City to focus attention on weed, other ordinances
Those with knee-high grass, missing house or building numbers or some other ordinance violation probably got a red warning notice stuck to their doors sometime in the past few days.
Baldwin City codes enforcement staff has been out in force recently in an attempt to crack down on some of the ordinance violations around town.
Tina Rakes, Baldwin's codes enforcement supervisor, said the ordinances being enforced aren't new. Instead, with two new enforcement positions created, she said, the city is now able to keep on top of the violations easier.
"Because we now have more employees, the community will now see the enforcement of rules that have been on the books for years and years," she said.
One of those ordinances deals with high grass and weeds.
Kathae Falley, Baldwin's new codes and safety inspector, said a number of people have been warned of their violations of the weed ordinance.
The city ordinance states grass will be kept below 12 inches at all times.
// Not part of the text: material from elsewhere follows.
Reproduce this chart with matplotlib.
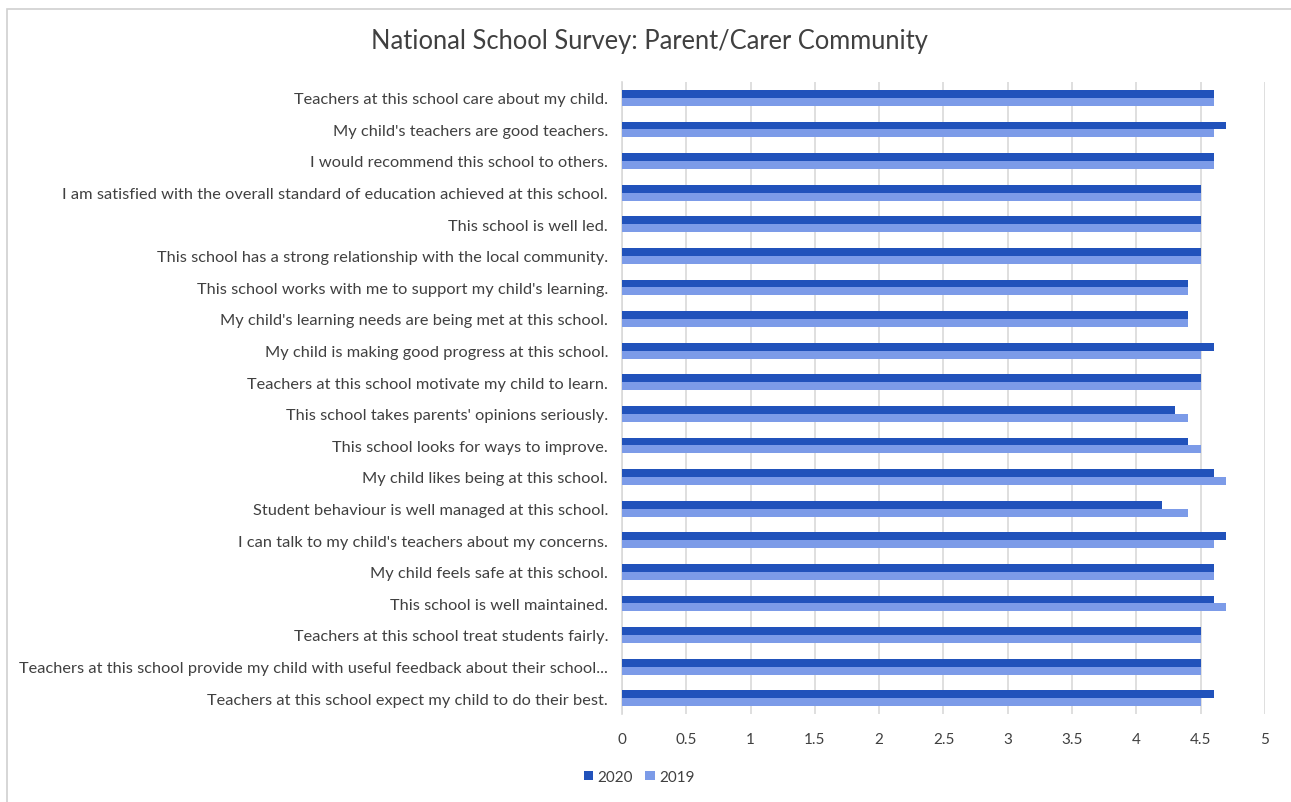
import matplotlib
matplotlib.use("Agg")
import matplotlib.pyplot as plt
import numpy as np
from matplotlib.patches import Rectangle

categories = [
    "Teachers at this school care about my child.",
    "My child's teachers are good teachers.",
    "I would recommend this school to others.",
    "I am satisfied with the overall standard of education achieved at this school.",
    "This school is well led.",
    "This school has a strong relationship with the local community.",
    "This school works with me to support my child's learning.",
    "My child's learning needs are being met at this school.",
    "My child is making good progress at this school.",
    "Teachers at this school motivate my child to learn.",
    "This school takes parents' opinions seriously.",
    "This school looks for ways to improve.",
    "My child likes being at this school.",
    "Student behaviour is well managed at this school.",
    "I can talk to my child's teachers about my concerns.",
    "My child feels safe at this school.",
    "This school is well maintained.",
    "Teachers at this school treat students fairly.",
    "Teachers at this school provide my child with useful feedback about their school...",
    "Teachers at this school expect my child to do their best.",
]
values_2020 = [4.6, 4.7, 4.6, 4.5, 4.5, 4.5, 4.4, 4.4, 4.6, 4.5,
               4.3, 4.4, 4.6, 4.2, 4.7, 4.6, 4.6, 4.5, 4.5, 4.6]
values_2019 = [4.6, 4.6, 4.6, 4.5, 4.5, 4.5, 4.4, 4.4, 4.5, 4.5,
               4.4, 4.5, 4.7, 4.4, 4.6, 4.6, 4.7, 4.5, 4.5, 4.5]
x_ticks = [0, 0.5, 1, 1.5, 2, 2.5, 3, 3.5, 4, 4.5, 5]
x_tick_labels = ["0", "0.5", "1", "1.5", "2", "2.5", "3", "3.5", "4", "4.5", "5"]

dark = "#2152BB"
light = "#7C9BE8"
text_color = "#404040"
grid_color = "#D9D9D9"

plt.rcParams["font.family"] = ["Lato", "DejaVu Sans"]

W, H = 1291, 803
fig = plt.figure(figsize=(W / 100, H / 100), dpi=100)

# light frame around the chart area
fig.patches.append(Rectangle((7 / W, -0.05), 1.2, (H - 10) / H + 0.05,
                             transform=fig.transFigure, fill=False,
                             edgecolor="#D0D0D0", linewidth=1.2))

left, right, top, bottom = 622, 1265, 83, 715
ax = fig.add_axes([left / W, 1 - bottom / H, (right - left) / W, (bottom - top) / H])

n = len(categories)
y = np.arange(n)
h = 0.25
ax.barh(y - h / 2, values_2020, height=h, color=dark, label="2020", zorder=3)
ax.barh(y + h / 2, values_2019, height=h, color=light, label="2019", zorder=3)

ax.set_ylim(n - 0.5, -0.5)
ax.set_xlim(0, 5)
ax.set_yticks(y)
ax.set_yticklabels(categories, fontsize=11.8, color=text_color)
ax.set_xticks(x_ticks)
ax.set_xticklabels(x_tick_labels, fontsize=11, color=text_color)
ax.tick_params(axis="y", length=0, pad=10)
ax.tick_params(axis="x", length=0, pad=13)

ax.grid(axis="x", color=grid_color, linewidth=1.2, zorder=0)
for s in ["top", "right", "bottom"]:
    ax.spines[s].set_visible(False)
ax.spines["left"].set_color(grid_color)
ax.spines["left"].set_linewidth(1.2)

fig.text(649 / W, 1 - 41 / H, "National School Survey: Parent/Carer Community",
         ha="center", va="center", fontsize=18.4, color=text_color)

leg = fig.legend(loc="center left", bbox_to_anchor=(584 / W, 1 - 778 / H),
                 ncol=2, frameon=False, fontsize=11, handlelength=0.6,
                 handleheight=0.6, handletextpad=0.3, columnspacing=0.8,
                 borderaxespad=0, borderpad=0)
for t in leg.get_texts():
    t.set_color(text_color)

fig.savefig("out.png", dpi=100, facecolor="white")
"But even less would be better," she said.
The reason for the ordinance, she said, is not only for aesthetics, but to keep mosquitoes, ticks, fleas and animals to a minimum.
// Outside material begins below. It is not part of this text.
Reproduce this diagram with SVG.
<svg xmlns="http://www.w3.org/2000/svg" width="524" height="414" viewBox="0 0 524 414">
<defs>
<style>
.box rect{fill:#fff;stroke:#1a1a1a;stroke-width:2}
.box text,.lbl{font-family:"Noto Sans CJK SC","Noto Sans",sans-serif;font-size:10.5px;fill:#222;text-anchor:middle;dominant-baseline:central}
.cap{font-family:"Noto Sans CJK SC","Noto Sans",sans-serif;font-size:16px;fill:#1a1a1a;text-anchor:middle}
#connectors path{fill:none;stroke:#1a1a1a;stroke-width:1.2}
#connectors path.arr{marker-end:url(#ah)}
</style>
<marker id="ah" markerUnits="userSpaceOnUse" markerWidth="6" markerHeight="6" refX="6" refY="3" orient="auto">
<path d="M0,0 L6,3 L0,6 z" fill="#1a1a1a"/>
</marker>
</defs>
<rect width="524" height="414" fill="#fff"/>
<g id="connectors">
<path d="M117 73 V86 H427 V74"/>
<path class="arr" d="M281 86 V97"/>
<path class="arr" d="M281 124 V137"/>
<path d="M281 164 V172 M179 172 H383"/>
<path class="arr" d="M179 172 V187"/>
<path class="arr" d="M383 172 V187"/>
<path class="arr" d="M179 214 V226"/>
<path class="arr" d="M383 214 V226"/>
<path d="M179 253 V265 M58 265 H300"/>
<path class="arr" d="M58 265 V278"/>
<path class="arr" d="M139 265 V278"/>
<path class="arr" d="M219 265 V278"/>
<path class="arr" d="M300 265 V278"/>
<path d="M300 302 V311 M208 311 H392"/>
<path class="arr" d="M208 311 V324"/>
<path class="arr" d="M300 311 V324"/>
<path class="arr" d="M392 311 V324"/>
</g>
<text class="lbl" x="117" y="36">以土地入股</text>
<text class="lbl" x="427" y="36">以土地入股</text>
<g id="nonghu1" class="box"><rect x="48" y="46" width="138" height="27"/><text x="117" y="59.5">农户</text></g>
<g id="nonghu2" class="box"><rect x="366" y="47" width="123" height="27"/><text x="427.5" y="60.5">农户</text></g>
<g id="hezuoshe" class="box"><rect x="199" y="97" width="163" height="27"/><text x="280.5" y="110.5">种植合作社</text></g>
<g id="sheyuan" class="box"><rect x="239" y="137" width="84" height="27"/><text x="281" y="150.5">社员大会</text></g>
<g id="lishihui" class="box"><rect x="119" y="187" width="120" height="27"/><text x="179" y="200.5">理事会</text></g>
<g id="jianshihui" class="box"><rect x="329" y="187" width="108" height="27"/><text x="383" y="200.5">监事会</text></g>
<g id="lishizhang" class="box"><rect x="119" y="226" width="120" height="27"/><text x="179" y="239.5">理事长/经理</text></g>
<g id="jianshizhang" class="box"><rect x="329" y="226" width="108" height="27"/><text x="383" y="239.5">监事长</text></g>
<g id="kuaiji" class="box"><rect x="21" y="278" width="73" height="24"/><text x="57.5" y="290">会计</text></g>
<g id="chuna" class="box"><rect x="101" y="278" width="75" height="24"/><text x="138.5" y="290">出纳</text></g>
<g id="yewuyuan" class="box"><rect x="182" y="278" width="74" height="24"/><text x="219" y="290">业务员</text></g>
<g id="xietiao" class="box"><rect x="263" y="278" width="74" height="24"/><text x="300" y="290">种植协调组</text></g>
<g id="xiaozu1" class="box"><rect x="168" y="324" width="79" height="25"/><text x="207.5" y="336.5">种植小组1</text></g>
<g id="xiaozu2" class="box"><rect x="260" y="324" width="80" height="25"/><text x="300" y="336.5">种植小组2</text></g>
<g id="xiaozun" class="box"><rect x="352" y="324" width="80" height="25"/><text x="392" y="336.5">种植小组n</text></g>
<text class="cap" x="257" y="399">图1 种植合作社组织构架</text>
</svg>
"Otherwise, you're giving them a nice little environment to live in," Falley said.
Shorter grass, she said, also reduces the risk of fire when the rain stops and the grass starts to dry out.
Not only are residents responsible for their yards, she said, they must also maintain all alleys, sidewalks, easements and right-of-ways in the surrounding area.
Though the city will try to work with the land owners, especially when there has been a lot of rain, she said it is their responsibility to keep the grass mowed.
"We're homeowners," she said. "We have to keep our grass mowed, too."
Violators will receive a notice about the problem, and have 10 days to rectify the situation. If after that time period, they are still in violation of the ordinance, citations could be issued, usually for 150 percent of what the city would be billed if someone was hired to mow the yard.
Another ordinance the city will be enforcing is the numbering of houses and buildings.
Dusty Neely, Baldwin's electrical inspector and electrical technician, said all houses and buildings must display their addresses in five inch letters on the front, making them visible from the road.
"The primary reason we're so concerned with the numbering of buildings is for emergency services, so they can easily find the addresses," he said.
"Currently, there are many houses in town where numbers are not on buildings," he said.
Other ordinances city staff will be making sure are enforced include inoperable vehicles in yards, debris and visual nuisances, and improper sign postings.
Neely said codes enforcement staff aren't trying to be difficult, but instead enforce ordinances that residents should have already been following.
"All of these things we're enforcing were established by the governing body," he said.